(Plotting code records)
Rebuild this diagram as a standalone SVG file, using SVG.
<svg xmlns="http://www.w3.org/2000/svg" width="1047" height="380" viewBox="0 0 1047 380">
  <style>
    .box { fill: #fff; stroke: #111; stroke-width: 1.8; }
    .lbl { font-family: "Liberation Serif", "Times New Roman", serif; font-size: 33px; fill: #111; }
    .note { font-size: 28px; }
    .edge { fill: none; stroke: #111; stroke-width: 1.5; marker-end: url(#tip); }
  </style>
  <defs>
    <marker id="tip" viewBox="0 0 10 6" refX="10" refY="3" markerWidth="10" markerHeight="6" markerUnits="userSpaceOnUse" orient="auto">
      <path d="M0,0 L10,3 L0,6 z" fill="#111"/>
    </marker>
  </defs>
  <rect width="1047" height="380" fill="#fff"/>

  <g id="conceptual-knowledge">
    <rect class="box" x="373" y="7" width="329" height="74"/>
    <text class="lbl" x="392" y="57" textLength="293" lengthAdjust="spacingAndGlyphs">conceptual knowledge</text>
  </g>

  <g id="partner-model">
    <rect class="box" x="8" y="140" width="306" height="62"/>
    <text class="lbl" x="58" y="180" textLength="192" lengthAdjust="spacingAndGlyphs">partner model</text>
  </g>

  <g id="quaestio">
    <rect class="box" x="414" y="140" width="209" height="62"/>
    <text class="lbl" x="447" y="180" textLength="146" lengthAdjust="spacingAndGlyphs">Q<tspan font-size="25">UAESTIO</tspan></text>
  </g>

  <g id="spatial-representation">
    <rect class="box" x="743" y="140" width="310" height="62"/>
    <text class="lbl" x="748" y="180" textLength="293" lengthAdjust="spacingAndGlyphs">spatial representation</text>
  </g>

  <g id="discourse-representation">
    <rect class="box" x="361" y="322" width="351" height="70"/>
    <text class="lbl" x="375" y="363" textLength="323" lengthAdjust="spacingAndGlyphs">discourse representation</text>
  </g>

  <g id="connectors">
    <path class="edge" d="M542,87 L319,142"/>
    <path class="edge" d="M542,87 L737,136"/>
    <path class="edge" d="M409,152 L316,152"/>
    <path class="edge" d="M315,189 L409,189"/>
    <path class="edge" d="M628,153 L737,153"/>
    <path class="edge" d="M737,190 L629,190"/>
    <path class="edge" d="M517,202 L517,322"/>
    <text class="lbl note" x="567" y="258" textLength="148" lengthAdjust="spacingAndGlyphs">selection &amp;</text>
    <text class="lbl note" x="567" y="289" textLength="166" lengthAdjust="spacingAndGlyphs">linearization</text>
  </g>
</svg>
==
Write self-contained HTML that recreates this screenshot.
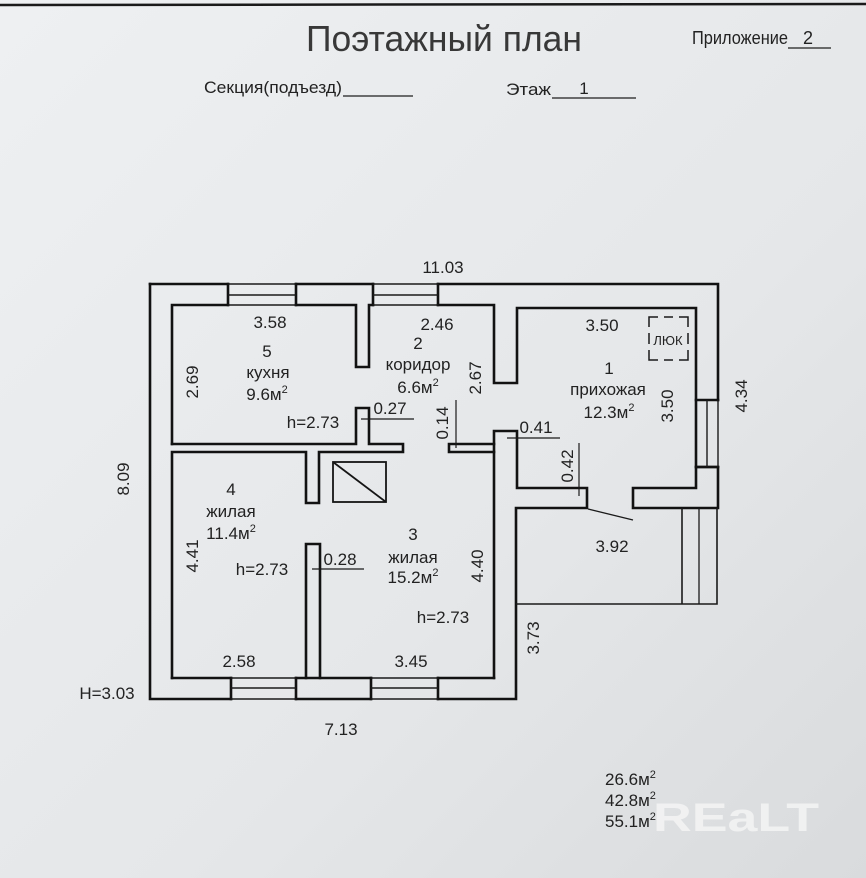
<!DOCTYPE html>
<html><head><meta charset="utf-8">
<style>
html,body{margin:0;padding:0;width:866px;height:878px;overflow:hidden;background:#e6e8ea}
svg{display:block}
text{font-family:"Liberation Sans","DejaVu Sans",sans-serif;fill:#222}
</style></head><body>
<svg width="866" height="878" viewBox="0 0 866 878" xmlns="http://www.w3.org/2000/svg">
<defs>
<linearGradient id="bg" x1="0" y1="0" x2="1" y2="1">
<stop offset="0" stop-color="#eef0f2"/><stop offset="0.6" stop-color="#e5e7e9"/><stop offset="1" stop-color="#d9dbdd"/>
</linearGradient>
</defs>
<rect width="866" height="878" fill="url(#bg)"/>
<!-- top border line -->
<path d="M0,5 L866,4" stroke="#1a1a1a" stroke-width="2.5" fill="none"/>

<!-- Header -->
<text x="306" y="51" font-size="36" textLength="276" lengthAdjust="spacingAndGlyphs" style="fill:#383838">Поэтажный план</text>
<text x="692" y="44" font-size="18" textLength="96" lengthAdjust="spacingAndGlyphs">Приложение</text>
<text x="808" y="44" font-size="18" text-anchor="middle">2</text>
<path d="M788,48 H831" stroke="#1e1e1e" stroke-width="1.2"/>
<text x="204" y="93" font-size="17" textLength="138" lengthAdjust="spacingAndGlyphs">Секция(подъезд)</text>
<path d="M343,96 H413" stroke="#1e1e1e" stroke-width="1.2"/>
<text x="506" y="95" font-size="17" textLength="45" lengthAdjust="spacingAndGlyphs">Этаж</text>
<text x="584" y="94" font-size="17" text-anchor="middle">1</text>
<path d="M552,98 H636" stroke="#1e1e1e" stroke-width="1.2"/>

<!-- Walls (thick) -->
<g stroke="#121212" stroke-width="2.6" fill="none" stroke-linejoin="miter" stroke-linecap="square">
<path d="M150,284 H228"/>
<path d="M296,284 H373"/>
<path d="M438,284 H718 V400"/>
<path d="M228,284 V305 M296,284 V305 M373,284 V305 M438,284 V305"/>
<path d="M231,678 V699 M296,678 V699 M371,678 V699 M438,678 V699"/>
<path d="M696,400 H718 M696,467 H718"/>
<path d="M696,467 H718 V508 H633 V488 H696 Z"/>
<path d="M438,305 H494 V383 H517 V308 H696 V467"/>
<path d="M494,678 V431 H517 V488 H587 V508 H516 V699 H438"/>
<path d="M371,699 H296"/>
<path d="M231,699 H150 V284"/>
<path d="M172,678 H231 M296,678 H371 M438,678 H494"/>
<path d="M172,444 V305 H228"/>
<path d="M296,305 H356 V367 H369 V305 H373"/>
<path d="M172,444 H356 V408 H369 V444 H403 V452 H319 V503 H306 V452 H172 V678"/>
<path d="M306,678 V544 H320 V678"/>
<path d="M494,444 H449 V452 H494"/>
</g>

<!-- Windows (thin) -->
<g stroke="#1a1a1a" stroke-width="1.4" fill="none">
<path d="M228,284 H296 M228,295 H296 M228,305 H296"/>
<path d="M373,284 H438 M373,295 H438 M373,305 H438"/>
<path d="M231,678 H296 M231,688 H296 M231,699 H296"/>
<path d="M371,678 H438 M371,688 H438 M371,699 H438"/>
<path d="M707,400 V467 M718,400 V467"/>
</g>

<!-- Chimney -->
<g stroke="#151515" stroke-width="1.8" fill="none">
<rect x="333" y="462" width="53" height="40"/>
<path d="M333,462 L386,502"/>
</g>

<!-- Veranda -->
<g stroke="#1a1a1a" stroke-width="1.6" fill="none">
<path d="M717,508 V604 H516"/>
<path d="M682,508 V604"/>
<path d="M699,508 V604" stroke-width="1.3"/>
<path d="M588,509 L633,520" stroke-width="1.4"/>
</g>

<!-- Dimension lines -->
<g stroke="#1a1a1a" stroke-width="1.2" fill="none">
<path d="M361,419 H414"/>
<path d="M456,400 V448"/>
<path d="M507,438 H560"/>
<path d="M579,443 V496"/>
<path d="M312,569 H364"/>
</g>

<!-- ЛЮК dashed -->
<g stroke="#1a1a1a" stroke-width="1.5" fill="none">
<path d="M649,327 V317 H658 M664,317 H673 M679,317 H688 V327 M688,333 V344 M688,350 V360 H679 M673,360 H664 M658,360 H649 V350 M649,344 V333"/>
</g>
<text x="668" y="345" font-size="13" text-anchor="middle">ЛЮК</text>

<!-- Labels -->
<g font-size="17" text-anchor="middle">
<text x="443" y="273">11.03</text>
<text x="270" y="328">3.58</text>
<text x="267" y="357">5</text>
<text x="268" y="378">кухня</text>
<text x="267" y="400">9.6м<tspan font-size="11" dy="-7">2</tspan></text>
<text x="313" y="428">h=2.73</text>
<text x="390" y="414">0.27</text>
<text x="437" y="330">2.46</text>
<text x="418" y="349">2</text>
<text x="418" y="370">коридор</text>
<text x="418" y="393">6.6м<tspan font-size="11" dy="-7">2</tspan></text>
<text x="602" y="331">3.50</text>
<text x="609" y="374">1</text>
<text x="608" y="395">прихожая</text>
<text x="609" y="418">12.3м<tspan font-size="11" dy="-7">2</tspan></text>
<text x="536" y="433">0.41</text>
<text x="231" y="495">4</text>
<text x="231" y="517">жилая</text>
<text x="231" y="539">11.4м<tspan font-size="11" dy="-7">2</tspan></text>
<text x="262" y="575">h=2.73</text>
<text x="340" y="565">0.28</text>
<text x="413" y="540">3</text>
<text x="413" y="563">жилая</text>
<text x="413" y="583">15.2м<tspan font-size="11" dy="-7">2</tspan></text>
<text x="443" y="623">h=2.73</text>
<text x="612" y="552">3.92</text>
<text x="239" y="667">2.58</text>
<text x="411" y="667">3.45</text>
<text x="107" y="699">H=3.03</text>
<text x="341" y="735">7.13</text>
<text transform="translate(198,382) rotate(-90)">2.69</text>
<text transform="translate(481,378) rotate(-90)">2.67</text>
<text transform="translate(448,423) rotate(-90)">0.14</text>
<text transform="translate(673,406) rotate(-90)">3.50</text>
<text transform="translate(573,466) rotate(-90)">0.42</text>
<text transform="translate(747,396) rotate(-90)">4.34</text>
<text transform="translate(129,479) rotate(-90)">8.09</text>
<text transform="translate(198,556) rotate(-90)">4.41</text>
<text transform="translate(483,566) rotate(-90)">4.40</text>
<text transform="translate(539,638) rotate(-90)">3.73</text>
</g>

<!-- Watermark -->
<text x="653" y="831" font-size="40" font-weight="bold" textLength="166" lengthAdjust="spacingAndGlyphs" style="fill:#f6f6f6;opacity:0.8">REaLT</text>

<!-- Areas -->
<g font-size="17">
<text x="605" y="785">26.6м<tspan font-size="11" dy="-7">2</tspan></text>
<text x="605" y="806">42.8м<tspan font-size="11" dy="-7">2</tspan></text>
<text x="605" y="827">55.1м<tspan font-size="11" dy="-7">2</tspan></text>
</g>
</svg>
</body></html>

### Requirements
Lines holding the word "this" in the entries above are the ones to pull out. Copy them all.

### Result of the exercise
Rebuild this diagram as a standalone SVG file, using SVG.
Write self-contained HTML that recreates this screenshot.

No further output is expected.